Page 14 - THE Journal, March/April 2019
P. 14
14
| MARCH/APRIL 2019
FEATURE |ITTRENDS
“People are surprisingly lax about their own security practices, but they are hypersensitive and concerned about giving data up around their children,” said Kelly Calhoun Williams,
a research vice president at Gartner. “There are complexities in the application of IoT for K-12 that is different than what the typical consumer wants. The presence of IoT is going to continue to increase in school environments and they will overcome sensitivity over time.”
While districts have shown an interest in making their schools more connected through IoT applications, the first area of deployment for many is making school buses into hubs for doing homework and increasing safety visibility for bus drivers.
Mechanics behind connected school buses
According to CoSN’s 2018-2019 Infrastructure Survey, 35 percent of school districts do not provide support for students without broadband access at home. To fill that gap, many school districts are exploring options to outfit school buses with WiFi hotspots to allow students to complete their homework in route to school, field trips or sporting events.
Missouri’s Raytown Quality Schools has found success with implementing WiFi on school buses, but they realized that barriers needed to be placed on the type of information that could be accessed almost immediately. On the first day of the district’s pilot, Kevin Easley, Raytown’s department of transportation director, found students consumed all of the data that his team had budgeted for entire month.
“We chose to allow students access the app store on their phones on the first day that Apple released an iOS update,” Easley said. “After we figured out why we burned through so much data, we took steps to limit the use of the network to things that are only educational.”
Now, students are able to get a seamless experience between using cellular network hotspots on their school buses and getting immediate connectivity through wireless networks as they enter school grounds. School bus drivers can also get advantages through the use of connected technology solutions.
Kajeet has developed a SmartBus solution that enables administrators to track buses through GPS, an RFID reader to track when students get on and off the bus and cameras to monitor student activity inside and outside the bus. Companies like Cradlepoint provide the network routers and the connectivity with companies such Verizon and AT&T to make the end-to-end connections.
With school districts gaining the ability to provide Chromebooks and tablets to students for school use, the need to provide connectivity outside the classroom becomes more paramount. Greenville County Schools, the largest school district in South Carolina, recognized that need and deployed WiFi hotspots to its entire 425 bus fleet to give students an additional 28,000 hours of instructional time.
“The WiFi on the buses creates an extension of the classroom. The students know exactly how to log on and can seamlessly continue their school work once on the bus,” said Bill Brown, executive director of Greenville’s education technology services. “Once WiFi is on the bus, it opens up a plethora of other capabilities and a whole new opportunity.”
Implementing IoT in practice
Other IoT solutions can help teachers and administrators inside and outside the classroom. CrisisGO is a platform that allows school staff to build a reliable line of communication through an app to manage public safety crises hosted through Amazon Web Services.

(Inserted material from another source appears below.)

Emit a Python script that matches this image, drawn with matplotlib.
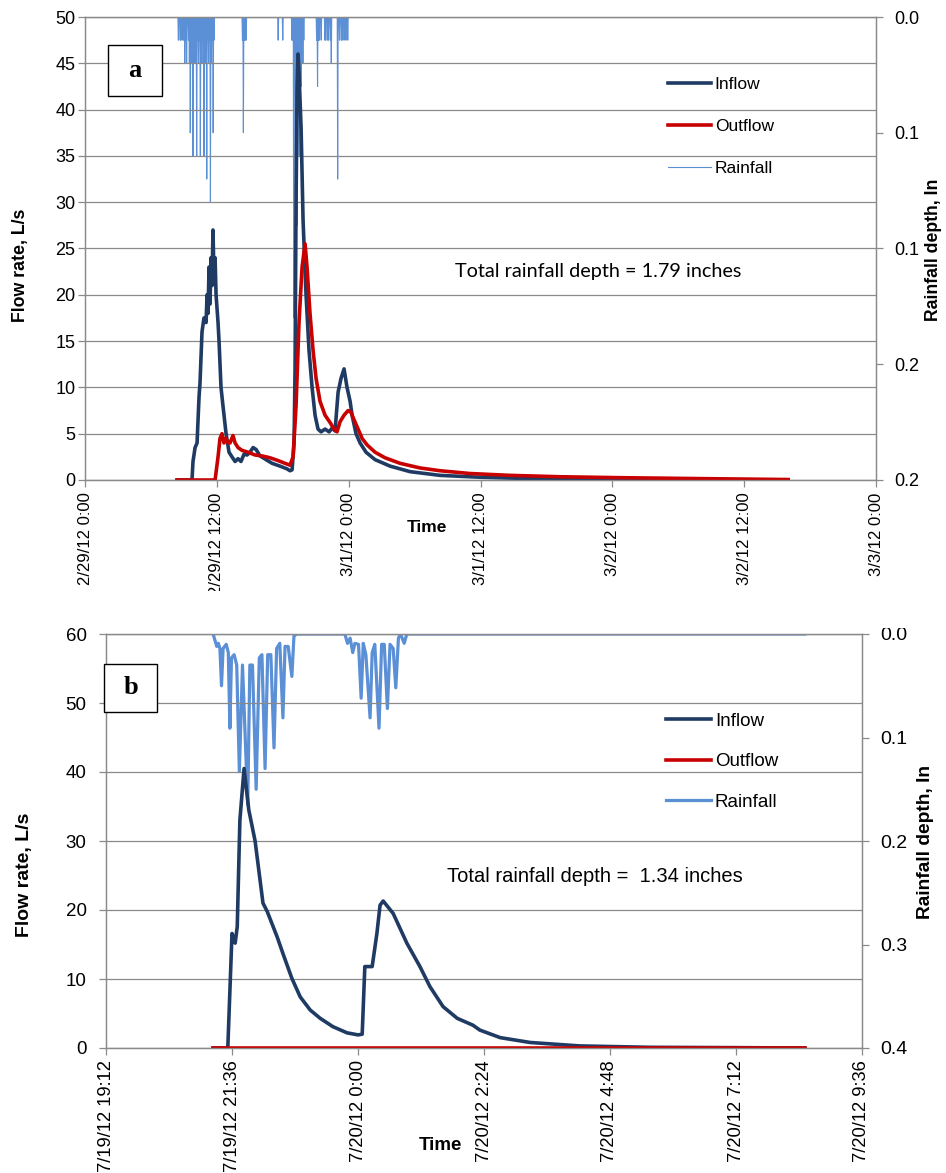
import numpy as np
import matplotlib
matplotlib.use("Agg")
import matplotlib.pyplot as plt
from matplotlib.patches import Rectangle
from matplotlib.lines import Line2D

plt.rcParams['font.family'] = ['Liberation Sans', 'DejaVu Sans']

W, H = 946, 1173

# ---- panel a : hours after 2/29/12 0:00 ----
in_a_t = [8.38, 9.74, 9.83, 10.02, 10.20, 10.38, 10.47, 10.65, 10.83, 11.02, 11.11, 11.20,
          11.29, 11.38, 11.47, 11.56, 11.65, 11.74, 11.84, 11.93, 12.11, 12.20, 12.38, 12.56,
          12.84, 13.11, 13.38, 13.66, 13.93, 14.20, 14.48, 14.75, 15.02, 15.30, 15.57, 15.93,
          16.48, 17.03, 17.75, 18.39, 18.66, 18.85, 19.03, 19.12, 19.21, 19.30, 19.39, 19.48,
          19.67, 19.85, 20.12, 20.39, 20.67, 20.94, 21.21, 21.49, 21.85, 22.22, 22.49, 22.76,
          23.04, 23.31, 23.58, 23.85, 24.13, 24.31, 24.67, 25.04, 25.58, 26.40, 27.77, 29.59,
          32.32, 35.96, 40.52, 46.89, 56.0, 64.0]
in_a_q = [0, 0, 2, 3.5, 4, 9, 10.5, 16, 17.5, 17, 20, 18,
          23, 19, 24, 21, 27, 22, 24, 20, 17, 15, 10, 8,
          5, 3, 2.5, 2, 2.3, 2.0, 2.8, 2.7, 3.0, 3.5, 3.3, 2.6,
          2.2, 1.8, 1.5, 1.2, 1.0, 1.1, 4, 12, 30, 42, 46, 44,
          38, 28, 20, 14, 10, 7, 5.5, 5.2, 5.5, 5.2, 5.6, 5.3,
          9.5, 11, 12, 10, 8.5, 7, 5, 4, 3, 2.2, 1.5, 0.9,
          0.5, 0.3, 0.15, 0.07, 0.03, 0.0]

out_a_t = [8.38, 11.84, 12.11, 12.29, 12.47, 12.65, 12.84, 13.02, 13.20, 13.47, 13.66, 13.93,
           14.29, 14.84, 15.48, 16.12, 16.84, 17.57, 18.21, 18.66, 18.94, 19.21, 19.48, 19.76,
           20.03, 20.21, 20.48, 20.76, 21.03, 21.39, 21.85, 22.31, 22.67, 22.94, 23.22, 23.58,
           23.95, 24.22, 24.49, 24.86, 25.22, 25.67, 26.40, 27.31, 28.68, 30.50, 32.32, 35.05,
           38.70, 43.25, 48.71, 56.0, 64.0]
out_a_q = [0, 0, 2.5, 4.5, 5, 4, 4.5, 4, 4, 4.8, 4, 3.5,
           3.2, 3.0, 2.7, 2.6, 2.4, 2.1, 1.8, 1.6, 2.5, 8, 17, 23,
           25.5, 23, 18, 14, 11, 8.5, 7, 6.2, 5.5, 5.2, 6.3, 7,
           7.5, 7.3, 6.5, 5.5, 4.5, 3.8, 3.0, 2.4, 1.8, 1.3, 1.0, 0.7,
           0.5, 0.35, 0.25, 0.15, 0.05]

# 5-minute rain gauge readings (in) for the wet windows
rain_a_starts = [8.5, 14.25, 17.5]
rain_a_depths = [
    [0.01, 0.0, 0.01, 0.01, 0.0, 0.01, 0.01, 0.02, 0.01, 0.02, 0.0, 0.01, 0.02, 0.05,
     0.01, 0.02, 0.06, 0.01, 0.02, 0.01, 0.06, 0.01, 0.02, 0.01, 0.06, 0.02, 0.01, 0.02,
     0.06, 0.01, 0.02, 0.07, 0.01, 0.02, 0.01, 0.08, 0.02, 0.01, 0.05, 0.01, 0.0],
    [0.0, 0.01, 0.05, 0.01, 0.01, 0.01, 0.0],
    [0.0, 0.01, 0.0, 0.0, 0.0, 0.0, 0.01, 0.0, 0.0, 0.0, 0.0, 0.0, 0.0, 0.0, 0.0, 0.0,
     0.01, 0.01, 0.13, 0.02, 0.11, 0.03, 0.09, 0.02, 0.06, 0.01, 0.03, 0.01, 0.02, 0.01,
     0.0, 0.0, 0.0, 0.0, 0.0, 0.0, 0.0, 0.0, 0.0, 0.0, 0.0, 0.0, 0.0,
     0.01, 0.03, 0.01, 0.01, 0.0, 0.01, 0.0, 0.0, 0.0, 0.01, 0.01, 0.0, 0.01, 0.01, 0.0,
     0.01, 0.02, 0.0, 0.0, 0.0, 0.0, 0.0, 0.0, 0.07, 0.0, 0.01, 0.0, 0.01, 0.01, 0.0,
     0.01, 0.0, 0.01, 0.0, 0.01, 0.0],
]
rain_a_span = [8.4, 64.0]
xlabels_a = ["2/29/12 0:00", "2/29/12 12:00", "3/1/12 0:00", "3/1/12 12:00",
             "3/2/12 0:00", "3/2/12 12:00", "3/3/12 0:00"]

# ---- panel b : hours after 7/19/12 0:00 ----
in_b_t = [21.24, 21.52, 21.60, 21.66, 21.70, 21.75, 21.83, 21.92, 22.04, 22.19, 22.27,
          22.46, 22.57, 22.74, 22.90, 23.09, 23.28, 23.52, 23.79, 24.00, 24.08, 24.13,
          24.27, 24.36, 24.42, 24.48, 24.67, 24.93, 25.18, 25.37, 25.62, 25.89, 26.19,
          26.32, 26.71, 27.28, 28.23, 29.56, 31.20, 32.51]
in_b_q = [0, 0, 16.6, 15.2, 17.6, 33, 40.5, 34.5, 30, 21, 19.8,
          16.1, 13.7, 10.1, 7.4, 5.5, 4.3, 3.1, 2.2, 1.9, 2.0, 11.8,
          11.8, 16.6, 20.7, 21.3, 19.5, 15.2, 11.8, 8.9, 6.0, 4.3, 3.3,
          2.6, 1.5, 0.8, 0.3, 0.1, 0.05, 0.0]
out_b_t = [21.24, 32.51]
out_b_q = [0.0, 0.0]
rain_b_t = [21.24, 21.31, 21.34, 21.37, 21.40, 21.43, 21.49, 21.53, 21.56, 21.59, 21.64,
            21.69, 21.74, 21.80, 21.90, 21.94, 21.99, 22.06, 22.12, 22.17, 22.23, 22.28,
            22.34, 22.40, 22.45, 22.51, 22.57, 22.61, 22.67, 22.74, 22.78, 22.83,
            23.75, 23.80, 23.85, 23.90, 23.94, 24.01, 24.06, 24.10, 24.15, 24.23, 24.27,
            24.32, 24.40, 24.45, 24.50, 24.56, 24.61, 24.67, 24.72, 24.77, 24.81, 24.88,
            24.93, 32.51]
rain_b_d = [0.0, 0.012, 0.009, 0.014, 0.05, 0.014, 0.01, 0.018, 0.091, 0.023, 0.02,
            0.03, 0.133, 0.03, 0.165, 0.03, 0.03, 0.15, 0.023, 0.02, 0.13, 0.02,
            0.02, 0.11, 0.014, 0.009, 0.081, 0.012, 0.012, 0.041, 0.002, 0.0,
            0.0, 0.009, 0.004, 0.018, 0.009, 0.01, 0.062, 0.009, 0.02, 0.081, 0.018,
            0.01, 0.091, 0.01, 0.01, 0.072, 0.01, 0.014, 0.052, 0.004, 0.0, 0.009,
            0.0, 0.0]
xlabels_b = ["7/19/12 19:12", "7/19/12 21:36", "7/20/12 0:00", "7/20/12 2:24",
             "7/20/12 4:48", "7/20/12 7:12", "7/20/12 9:36"]

C_IN = '#1f3b63'
C_OUT = '#c80000'
C_RAIN = '#5b8fd6'
GRAY = '#8a8a8a'


def frac(l, t, r, b):
    return [l / W, 1 - b / H, (r - l) / W, (b - t) / H]


def style(ax, ax2, xfs, yfs, rfs, lpad):
    for a in (ax, ax2):
        for s in a.spines.values():
            s.set_color(GRAY)
            s.set_linewidth(0.9)
        a.tick_params(colors=GRAY, labelcolor='black', length=5, width=0.9)
    ax.tick_params(axis='x', labelsize=xfs, pad=4)
    ax.tick_params(axis='y', labelsize=yfs, pad=lpad)
    ax2.tick_params(axis='y', labelsize=rfs, pad=8)
    ax.yaxis.grid(True, color=GRAY, lw=0.9)
    ax.set_axisbelow(True)
    ax.set_zorder(ax2.get_zorder() + 1)
    ax.patch.set_visible(False)


fig = plt.figure(figsize=(W / 100, H / 100), dpi=100)

# panel a
ax = fig.add_axes(frac(85, 17, 876, 480))
ax2 = ax.twinx()
# each gauge reading drawn as a spike up from zero
rain_a_t = [rain_a_span[0]]
rain_a_d = [0.0]
for st, vals in zip(rain_a_starts, rain_a_depths):
    for k, d in enumerate(vals):
        t = st + k / 12.0
        rain_a_t += [t - 1 / 24.0, t]
        rain_a_d += [0.0, d]
rain_a_t.append(rain_a_span[1])
rain_a_d.append(0.0)
ax2.plot(rain_a_t, rain_a_d, color=C_RAIN, lw=0.8)
ax.plot(in_a_t, in_a_q, color=C_IN, lw=2.6)
ax.plot(out_a_t, out_a_q, color=C_OUT, lw=2.6)
ax.set_xlim(0, 72)
ax.set_ylim(0, 50)
ax.set_yticks(range(0, 51, 5))
ax.set_xticks(range(0, 73, 12))
ax.set_xticklabels(xlabels_a, rotation=90, va='top', ha='center')
ax2.set_ylim(0.2, 0)
ax2.set_yticks([0, 0.05, 0.1, 0.15, 0.2])
ax2.set_yticklabels(['0.0', '0.1', '0.1', '0.2', '0.2'])
style(ax, ax2, 12, 13, 13, 2)
hs = [Line2D([], [], color=C_IN, lw=2.6), Line2D([], [], color=C_OUT, lw=2.6),
      Line2D([], [], color=C_RAIN, lw=0.8)]
ax.legend(hs, ['Inflow', 'Outflow', 'Rainfall'], loc='upper left',
          bbox_to_anchor=(0.737, 0.871), frameon=False, fontsize=12.5,
          labelspacing=1.55, handlelength=2.5, handletextpad=0.2, borderpad=0,
          borderaxespad=0)
fig.text(598 / W, 1 - 272 / H, 'Total rainfall depth = 1.79 inches', family='Lato',
         fontsize=14.3, ha='center', va='center')
fig.text(20 / W, 1 - 265 / H, 'Flow rate, L/s', rotation=90, fontsize=12.8,
         fontweight='bold', ha='center', va='center')
fig.text(933 / W, 1 - 250 / H, 'Rainfall depth, In', rotation=90, fontsize=12.7,
         fontweight='bold', ha='center', va='center')
fig.text(427 / W, 1 - 528 / H, 'Time', fontsize=12.5, fontweight='bold',
         ha='center', va='center')

# panel b
bx = fig.add_axes(frac(106, 634, 862, 1048))
bx2 = bx.twinx()
bx2.plot(rain_b_t, rain_b_d, color=C_RAIN, lw=2.3)
bx.plot(in_b_t, in_b_q, color=C_IN, lw=2.6)
bx.plot(out_b_t, out_b_q, color=C_OUT, lw=2.6)
bx.set_xlim(19.2, 33.6)
bx.set_ylim(0, 60)
bx.set_yticks(range(0, 61, 10))
bx.set_xticks(19.2 + 2.4 * np.arange(7))
bx.set_xticklabels(xlabels_b, rotation=90, va='top', ha='center')
bx2.set_ylim(0.4, 0)
bx2.set_yticks([0, 0.1, 0.2, 0.3, 0.4])
bx2.set_yticklabels(['0.0', '0.1', '0.2', '0.3', '0.4'])
style(bx, bx2, 13.2, 13.5, 14, 9)
hs = [Line2D([], [], color=C_IN, lw=2.6), Line2D([], [], color=C_OUT, lw=2.6),
      Line2D([], [], color=C_RAIN, lw=2.3)]
bx.legend(hs, ['Inflow', 'Outflow', 'Rainfall'], loc='upper left',
          bbox_to_anchor=(0.741, 0.810), frameon=False, fontsize=13.5,
          labelspacing=1.24, handlelength=2.4, handletextpad=0.2, borderpad=0,
          borderaxespad=0)
fig.text(595 / W, 1 - 877 / H, 'Total rainfall depth =  1.34 inches',
         fontsize=14.5, ha='center', va='center')
fig.text(25 / W, 1 - 875 / H, 'Flow rate, L/s', rotation=90, fontsize=14,
         fontweight='bold', ha='center', va='center')
fig.text(925 / W, 1 - 842 / H, 'Rainfall depth, In', rotation=90, fontsize=13.8,
         fontweight='bold', ha='center', va='center')
fig.text(440 / W, 1 - 1145 / H, 'Time', fontsize=13.5, fontweight='bold',
         ha='center', va='center')

# panel letters
for (l, t, r, b), letter in [((108, 45, 162, 96), 'a'), ((104, 664, 157, 712), 'b')]:
    x0, y0, w, h = frac(l, t, r, b)
    fig.add_artist(Rectangle((x0, y0), w, h, transform=fig.transFigure,
                             fc='white', ec='black', lw=1.0, zorder=4))
    fig.text(x0 + w / 2, y0 + h / 2, letter, family='Liberation Serif',
             fontweight='bold', fontsize=19, ha='center', va='center', zorder=5)

# the source crops the top panel's date labels
fig.add_artist(Rectangle((0, 1 - 628 / H), 1, (628 - 591) / H,
                         transform=fig.transFigure, fc='white', ec='none', zorder=6))

fig.savefig('out.png', dpi=100)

The app enables teachers to set off alerts through a panic button, access school emergency plans and submit incident reports to school administrators.
“We are trying to make safety embedded into the daily life at schools and make it as ubiquitous as possible,” said Jim Spicuzza, chief product officer at CrisisGO. “It could be
a sensor that tells you that you have a carbon monoxide problem or a mechanism in the refrigerators in the cafeteria that lets you know about spoiled food. These kinds of IoT solutions are going to make everyone safer while getting embedded into everything that we already do.”